## Description of the task
Transcribe all of the material below word for word and leave out its pictures.

__________________________________________________

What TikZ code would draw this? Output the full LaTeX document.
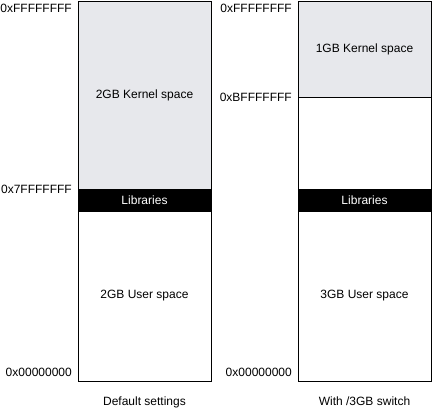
\documentclass[tikz,border=0pt]{standalone}
\usepackage{fontspec}
\setmainfont{Liberation Sans}
\usetikzlibrary{positioning}
\definecolor{kernelgray}{RGB}{231,232,236}
\tikzset{
	region/.style = {rectangle, draw=black, line width=0.8pt, inner sep=0pt,
		outer sep=0pt, minimum width=133pt, text centered,
		font=\fontsize{12}{14}\selectfont},
	kern_r/.style = {region, fill=kernelgray},% espace noyau
	lib_r/.style = {region, fill=black, text=white, minimum height=22pt},% bibliotheques
	user_r/.style = {region, fill=white},% espace utilisateur
	addr/.style = {inner sep=0pt, font=\fontsize{12}{14}\selectfont},
	caption/.style = {inner sep=0pt, font=\fontsize{12}{14}\selectfont}
}
\begin{document}
\begin{tikzpicture}[x=1pt,y=-1pt]
\useasboundingbox (0,0) rectangle (433,410);
% default settings
\node [kern_r, minimum height=188pt, anchor=north west] (kernA) at (78,1) {2GB Kernel space};
\node [lib_r, below=0pt of kernA] (libA) {Libraries};
\node [user_r, minimum height=170pt, below=0pt of libA] (userA) {2GB User space};
\node [addr, below left=3pt and 6pt of kernA.north west] (topA) {0xFFFFFFFF};
\node [addr, left=6pt of libA.north west] (midA) {0x7FFFFFFF};
\node [addr, above left=4pt and 6pt of userA.south west] (botA) {0x00000000};
\node [caption, below=16pt of userA.south] (capA) {Default settings};
% /3GB switch
\node [kern_r, minimum height=96pt, anchor=north west] (kernB) at (298,1) {1GB Kernel space};
\node [user_r, minimum height=92pt, below=0pt of kernB] (gapB) {};
\node [lib_r, below=0pt of gapB] (libB) {Libraries};
\node [user_r, minimum height=170pt, below=0pt of libB] (userB) {3GB User space};
\node [addr, below left=3pt and 6pt of kernB.north west] (topB) {0xFFFFFFFF};
\node [addr, left=6pt of gapB.north west] (midB) {0xBFFFFFFF};
\node [addr, above left=4pt and 6pt of userB.south west] (botB) {0x00000000};
\node [caption, below=16pt of userB.south] (capB) {With /3GB switch};
\end{tikzpicture}
\end{document}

__________________________________________________

## Reply
What TikZ code would draw this? Output the full LaTeX document.
\documentclass[tikz,border=0pt]{standalone}
\usepackage{fontspec}
\setmainfont{Liberation Sans}
\usetikzlibrary{positioning}
\definecolor{kernelgray}{RGB}{231,232,236}
\tikzset{
	region/.style = {rectangle, draw=black, line width=0.8pt, inner sep=0pt,
		outer sep=0pt, minimum width=133pt, text centered,
		font=\fontsize{12}{14}\selectfont},
	kern_r/.style = {region, fill=kernelgray},% espace noyau
	lib_r/.style = {region, fill=black, text=white, minimum height=22pt},% bibliotheques
	user_r/.style = {region, fill=white},% espace utilisateur
	addr/.style = {inner sep=0pt, font=\fontsize{12}{14}\selectfont},
	caption/.style = {inner sep=0pt, font=\fontsize{12}{14}\selectfont}
}
\begin{document}
\begin{tikzpicture}[x=1pt,y=-1pt]
\useasboundingbox (0,0) rectangle (433,410);
% default settings
\node [kern_r, minimum height=188pt, anchor=north west] (kernA) at (78,1) {2GB Kernel space};
\node [lib_r, below=0pt of kernA] (libA) {Libraries};
\node [user_r, minimum height=170pt, below=0pt of libA] (userA) {2GB User space};
\node [addr, below left=3pt and 6pt of kernA.north west] (topA) {0xFFFFFFFF};
\node [addr, left=6pt of libA.north west] (midA) {0x7FFFFFFF};
\node [addr, above left=4pt and 6pt of userA.south west] (botA) {0x00000000};
\node [caption, below=16pt of userA.south] (capA) {Default settings};
% /3GB switch
\node [kern_r, minimum height=96pt, anchor=north west] (kernB) at (298,1) {1GB Kernel space};
\node [user_r, minimum height=92pt, below=0pt of kernB] (gapB) {};
\node [lib_r, below=0pt of gapB] (libB) {Libraries};
\node [user_r, minimum height=170pt, below=0pt of libB] (userB) {3GB User space};
\node [addr, below left=3pt and 6pt of kernB.north west] (topB) {0xFFFFFFFF};
\node [addr, left=6pt of gapB.north west] (midB) {0xBFFFFFFF};
\node [addr, above left=4pt and 6pt of userB.south west] (botB) {0x00000000};
\node [caption, below=16pt of userB.south] (capB) {With /3GB switch};
\end{tikzpicture}
\end{document}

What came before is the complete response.